I tend leave my personal life out of these pages. Not simply because I am a very private person, but also since I’m well aware you’re a sneaky, jealous lot, always looking for the smallest crack in my armor. But what I can I do when someone very close to me chooses to solicit guidance from syndicated columnist Carolyn Hax rather than confront me directly?
Hi, Carolyn:
Last night I was watching a movie with my boyfriend. During one scene, he started to tear up, and by the end he was pretty much crying. I was flabbergasted at first — my boyfriend is pretty “manly” (to his credit, the scene was sports-related) and doesn’t get emotional easily. While the scene was moving, I would not say it was a tear-jerker.
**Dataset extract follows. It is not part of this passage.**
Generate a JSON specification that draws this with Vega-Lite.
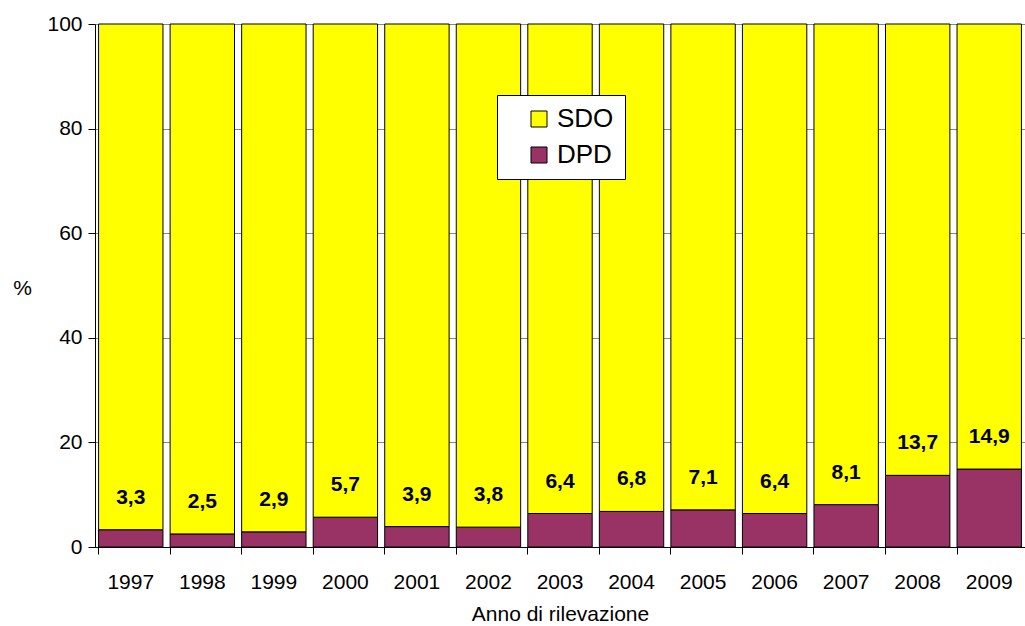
{
  "$schema": "https://vega.github.io/schema/vega-lite/v6.json",
  "width": 930,
  "height": 523,
  "autosize": {"type": "none"},
  "padding": {"left": 95, "top": 24, "right": 0, "bottom": 79},
  "background": "white",
  "config": {
    "font": "Liberation Sans",
    "view": {"stroke": null},
    "locale": {"number": {"decimal": ",", "thousands": ".", "grouping": [3], "currency": ["€", ""]}}
  },
  "data": {
    "values": [
      {"year": "1997", "serie": "DPD", "value": 3.3},
      {"year": "1998", "serie": "DPD", "value": 2.5},
      {"year": "1999", "serie": "DPD", "value": 2.9},
      {"year": "2000", "serie": "DPD", "value": 5.7},
      {"year": "2001", "serie": "DPD", "value": 3.9},
      {"year": "2002", "serie": "DPD", "value": 3.8},
      {"year": "2003", "serie": "DPD", "value": 6.4},
      {"year": "2004", "serie": "DPD", "value": 6.8},
      {"year": "2005", "serie": "DPD", "value": 7.1},
      {"year": "2006", "serie": "DPD", "value": 6.4},
      {"year": "2007", "serie": "DPD", "value": 8.1},
      {"year": "2008", "serie": "DPD", "value": 13.7},
      {"year": "2009", "serie": "DPD", "value": 14.9},
      {"year": "1997", "serie": "SDO", "value": 96.7},
      {"year": "1998", "serie": "SDO", "value": 97.5},
      {"year": "1999", "serie": "SDO", "value": 97.1},
      {"year": "2000", "serie": "SDO", "value": 94.3},
      {"year": "2001", "serie": "SDO", "value": 96.1},
      {"year": "2002", "serie": "SDO", "value": 96.2},
      {"year": "2003", "serie": "SDO", "value": 93.6},
      {"year": "2004", "serie": "SDO", "value": 93.2},
      {"year": "2005", "serie": "SDO", "value": 92.9},
      {"year": "2006", "serie": "SDO", "value": 93.6},
      {"year": "2007", "serie": "SDO", "value": 91.9},
      {"year": "2008", "serie": "SDO", "value": 86.3},
      {"year": "2009", "serie": "SDO", "value": 85.1}
    ]
  },
  "encoding": {
    "x": {
      "field": "year",
      "type": "ordinal",
      "scale": {"paddingInner": 0.1, "paddingOuter": 0.05},
      "axis": {
        "title": "Anno di rilevazione",
        "titleFontSize": 21,
        "titleFontWeight": "normal",
        "titleColor": "black",
        "titlePadding": 11,
        "labelAngle": 0,
        "labelFontSize": 21,
        "labelColor": "black",
        "labelPadding": 17,
        "bandPosition": 0,
        "tickSize": 7,
        "tickColor": "black",
        "domainColor": "black",
        "grid": false
      }
    }
  },
  "layer": [
    {
      "mark": {"type": "bar", "stroke": "black", "strokeWidth": 1},
      "encoding": {
        "y": {
          "field": "value",
          "type": "quantitative",
          "stack": "zero",
          "scale": {"domain": [0, 100], "nice": false},
          "axis": {
            "title": "%",
            "titleAngle": 0,
            "titleFontSize": 21,
            "titleFontWeight": "normal",
            "titleColor": "black",
            "titleX": -73,
            "titleY": 274,
            "values": [0, 20, 40, 60, 80, 100],
            "labelFontSize": 21,
            "labelColor": "black",
            "labelPadding": 6,
            "tickSize": 7,
            "tickColor": "black",
            "domainColor": "black",
            "grid": true,
            "gridColor": "#888888"
          }
        },
        "color": {
          "field": "serie",
          "type": "nominal",
          "scale": {"domain": ["SDO", "DPD"], "range": ["#FFFF00", "#993366"]},
          "legend": {
            "title": null,
            "orient": "none",
            "legendX": 402,
            "legendY": 71,
            "fillColor": "white",
            "strokeColor": "black",
            "padding": 11,
            "symbolType": "square",
            "symbolSize": 256,
            "symbolStrokeColor": "black",
            "symbolStrokeWidth": 1,
            "symbolOpacity": 1,
            "symbolOffset": 18,
            "labelFontSize": 26,
            "labelColor": "black",
            "labelOffset": 5,
            "rowPadding": 10
          }
        },
        "order": {"field": "serie", "sort": "ascending"}
      }
    },
    {
      "transform": [{"filter": "datum.serie === 'DPD'"}],
      "mark": {"type": "text", "fontSize": 21, "fontWeight": "bold", "color": "black", "dy": -32, "baseline": "middle"},
      "encoding": {
        "y": {"field": "value", "type": "quantitative"},
        "text": {"field": "value", "type": "quantitative", "format": ".1f"}
      }
    }
  ]
}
I made the mistake of laughing.
Well, that made him angry and now he is not speaking to me. Was I wrong or is he being over-sensitive?
— Crying Boyfriend?
Both, but, to borrow some insight from my 8-year-old, you started it.
And wow, you were so much more wrong than he was. His silent treatment is juvenile, yes. But it pains me to think of someone who doesn’t normally show vulnerability getting a ridicule beat-down for it. Maybe the scene wasn’t all that moving to you, but who knows what he has buried inside him that this scene dredged up? And — it was “to his credit” that it was a sports scene? Wow.
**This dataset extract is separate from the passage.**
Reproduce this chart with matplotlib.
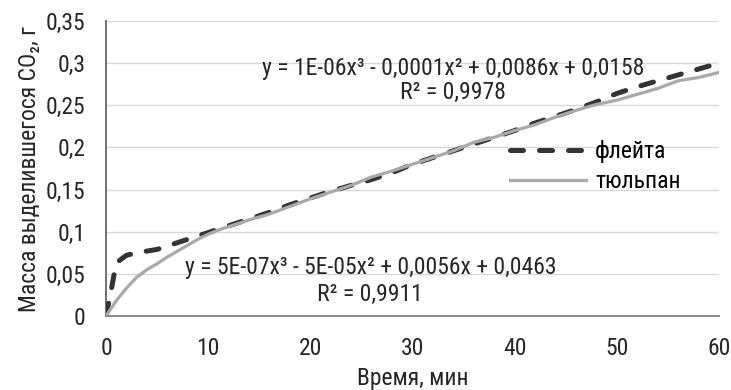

Tell him you were totally out of line and have some biases you need to root out.
Your happiness — apart or together — is directly proportional to how safe you feel with the people you love. So, think for a moment how important it is for you to feel safe with a boyfriend, then do whatever you can to be that safe place for him. His willingness to trust you will depend largely on your sincerity, but also on his courage. That’s what it will take for him to show his heart around you again.
Thank you, Ms. Hax. I’m sure there’s a handful of CSTB readers (perhaps even two handfuls) who not only find nothing weird or distasteful at my openly weeping during a sports-themed motion picture, but might fully relate to what I was going thru.
In short, I don’t know what kind of automaton could watch “Juwanna Mann” without having an emotional reaction.